» **Exercise requirements**
Each line containing the word "React" must be collected.

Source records
===============

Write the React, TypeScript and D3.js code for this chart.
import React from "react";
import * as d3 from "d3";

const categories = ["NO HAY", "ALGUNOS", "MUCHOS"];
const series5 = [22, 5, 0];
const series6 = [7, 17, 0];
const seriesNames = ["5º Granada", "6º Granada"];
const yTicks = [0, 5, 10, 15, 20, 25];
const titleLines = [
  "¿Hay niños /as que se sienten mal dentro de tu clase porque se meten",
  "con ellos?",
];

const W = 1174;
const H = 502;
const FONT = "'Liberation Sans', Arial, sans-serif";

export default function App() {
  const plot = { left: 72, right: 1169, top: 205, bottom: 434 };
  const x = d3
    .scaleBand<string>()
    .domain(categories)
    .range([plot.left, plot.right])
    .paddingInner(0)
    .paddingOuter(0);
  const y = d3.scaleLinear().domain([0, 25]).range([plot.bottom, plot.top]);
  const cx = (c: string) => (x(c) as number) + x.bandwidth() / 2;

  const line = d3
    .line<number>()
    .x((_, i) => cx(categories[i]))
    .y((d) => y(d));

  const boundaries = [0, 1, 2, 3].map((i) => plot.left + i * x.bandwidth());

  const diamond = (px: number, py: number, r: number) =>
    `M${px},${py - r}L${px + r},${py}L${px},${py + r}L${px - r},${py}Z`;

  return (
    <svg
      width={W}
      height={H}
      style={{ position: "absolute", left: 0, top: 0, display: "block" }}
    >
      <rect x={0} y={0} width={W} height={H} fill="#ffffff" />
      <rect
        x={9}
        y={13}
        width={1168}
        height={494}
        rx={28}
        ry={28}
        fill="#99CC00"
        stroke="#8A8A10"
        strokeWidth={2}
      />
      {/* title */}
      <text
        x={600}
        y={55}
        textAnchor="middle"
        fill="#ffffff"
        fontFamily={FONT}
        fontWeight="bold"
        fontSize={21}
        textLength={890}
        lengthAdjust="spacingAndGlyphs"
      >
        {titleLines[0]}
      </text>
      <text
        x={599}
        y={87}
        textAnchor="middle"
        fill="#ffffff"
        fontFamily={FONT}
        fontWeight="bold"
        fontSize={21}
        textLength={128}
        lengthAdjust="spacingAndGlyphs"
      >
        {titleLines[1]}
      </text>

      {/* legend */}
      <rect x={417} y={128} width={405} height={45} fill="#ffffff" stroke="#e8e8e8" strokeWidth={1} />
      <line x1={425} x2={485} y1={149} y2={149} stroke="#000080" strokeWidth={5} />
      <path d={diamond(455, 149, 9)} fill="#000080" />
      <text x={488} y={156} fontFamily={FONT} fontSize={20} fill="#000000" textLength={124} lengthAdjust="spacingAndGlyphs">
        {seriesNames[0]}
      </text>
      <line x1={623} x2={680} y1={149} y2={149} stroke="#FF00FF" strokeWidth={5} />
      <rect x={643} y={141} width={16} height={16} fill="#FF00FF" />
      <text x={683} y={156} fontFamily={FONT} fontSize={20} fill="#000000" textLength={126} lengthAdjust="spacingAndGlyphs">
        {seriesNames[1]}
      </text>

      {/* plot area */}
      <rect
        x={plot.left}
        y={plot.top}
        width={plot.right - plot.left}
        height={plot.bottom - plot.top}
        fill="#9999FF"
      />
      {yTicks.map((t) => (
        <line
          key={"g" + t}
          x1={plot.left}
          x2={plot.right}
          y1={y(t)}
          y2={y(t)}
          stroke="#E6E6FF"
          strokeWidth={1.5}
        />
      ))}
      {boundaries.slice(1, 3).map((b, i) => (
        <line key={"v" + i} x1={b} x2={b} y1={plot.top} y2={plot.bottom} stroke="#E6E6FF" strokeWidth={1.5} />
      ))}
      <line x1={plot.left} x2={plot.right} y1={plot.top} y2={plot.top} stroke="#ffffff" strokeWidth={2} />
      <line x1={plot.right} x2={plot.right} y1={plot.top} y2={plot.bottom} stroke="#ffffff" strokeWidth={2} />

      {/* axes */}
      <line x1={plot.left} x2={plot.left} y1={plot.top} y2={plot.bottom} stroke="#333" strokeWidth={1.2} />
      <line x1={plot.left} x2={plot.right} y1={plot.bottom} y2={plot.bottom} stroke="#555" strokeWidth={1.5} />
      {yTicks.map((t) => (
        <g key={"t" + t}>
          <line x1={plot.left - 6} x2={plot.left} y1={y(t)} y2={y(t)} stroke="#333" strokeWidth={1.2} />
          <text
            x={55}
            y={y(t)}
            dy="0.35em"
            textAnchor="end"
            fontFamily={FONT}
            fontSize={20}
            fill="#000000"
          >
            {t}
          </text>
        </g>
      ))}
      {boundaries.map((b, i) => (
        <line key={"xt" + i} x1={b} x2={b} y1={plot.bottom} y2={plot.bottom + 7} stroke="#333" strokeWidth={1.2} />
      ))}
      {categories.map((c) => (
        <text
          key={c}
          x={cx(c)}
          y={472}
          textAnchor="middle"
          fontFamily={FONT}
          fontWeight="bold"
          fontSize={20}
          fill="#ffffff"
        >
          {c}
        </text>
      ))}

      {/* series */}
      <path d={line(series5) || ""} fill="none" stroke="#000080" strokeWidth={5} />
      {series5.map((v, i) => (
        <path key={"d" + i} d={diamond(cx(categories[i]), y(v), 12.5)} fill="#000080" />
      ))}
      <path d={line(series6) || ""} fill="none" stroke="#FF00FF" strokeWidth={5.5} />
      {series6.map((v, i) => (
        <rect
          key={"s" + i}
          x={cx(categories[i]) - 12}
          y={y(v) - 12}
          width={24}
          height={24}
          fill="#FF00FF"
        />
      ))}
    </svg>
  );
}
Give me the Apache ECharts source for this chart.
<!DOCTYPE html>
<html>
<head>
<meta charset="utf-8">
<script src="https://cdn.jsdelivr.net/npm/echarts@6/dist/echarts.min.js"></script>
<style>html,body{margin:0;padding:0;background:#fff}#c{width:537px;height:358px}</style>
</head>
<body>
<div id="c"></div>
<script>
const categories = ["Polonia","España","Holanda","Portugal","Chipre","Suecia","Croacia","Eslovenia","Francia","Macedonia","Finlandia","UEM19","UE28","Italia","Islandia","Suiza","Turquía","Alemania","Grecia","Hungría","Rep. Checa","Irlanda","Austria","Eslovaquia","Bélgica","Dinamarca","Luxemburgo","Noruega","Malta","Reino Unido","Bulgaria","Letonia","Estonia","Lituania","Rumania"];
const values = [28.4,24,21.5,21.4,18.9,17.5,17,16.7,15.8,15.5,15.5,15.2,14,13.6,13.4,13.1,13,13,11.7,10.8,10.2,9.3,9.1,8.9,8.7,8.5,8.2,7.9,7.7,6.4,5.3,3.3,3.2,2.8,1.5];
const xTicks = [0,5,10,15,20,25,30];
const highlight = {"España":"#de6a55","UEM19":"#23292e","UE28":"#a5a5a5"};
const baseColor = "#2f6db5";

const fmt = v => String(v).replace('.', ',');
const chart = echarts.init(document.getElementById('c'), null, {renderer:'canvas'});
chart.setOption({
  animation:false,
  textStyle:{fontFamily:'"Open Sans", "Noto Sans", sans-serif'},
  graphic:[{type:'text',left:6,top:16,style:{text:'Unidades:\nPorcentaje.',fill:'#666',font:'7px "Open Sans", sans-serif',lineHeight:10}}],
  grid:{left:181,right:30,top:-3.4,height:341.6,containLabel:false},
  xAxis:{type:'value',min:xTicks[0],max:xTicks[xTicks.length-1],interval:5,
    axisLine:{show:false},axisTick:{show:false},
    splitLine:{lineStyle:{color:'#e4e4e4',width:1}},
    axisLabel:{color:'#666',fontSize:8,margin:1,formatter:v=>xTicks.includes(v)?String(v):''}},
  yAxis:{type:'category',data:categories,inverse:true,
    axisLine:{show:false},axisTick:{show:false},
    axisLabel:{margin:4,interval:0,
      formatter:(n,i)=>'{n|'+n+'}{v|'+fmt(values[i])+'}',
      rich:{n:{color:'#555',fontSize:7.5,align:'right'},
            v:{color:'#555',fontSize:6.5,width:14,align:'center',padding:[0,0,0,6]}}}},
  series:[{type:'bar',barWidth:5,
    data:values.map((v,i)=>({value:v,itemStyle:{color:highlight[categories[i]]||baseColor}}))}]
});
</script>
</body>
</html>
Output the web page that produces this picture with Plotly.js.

===============

» **Final result**
Write the React, TypeScript and D3.js code for this chart.
import React from "react";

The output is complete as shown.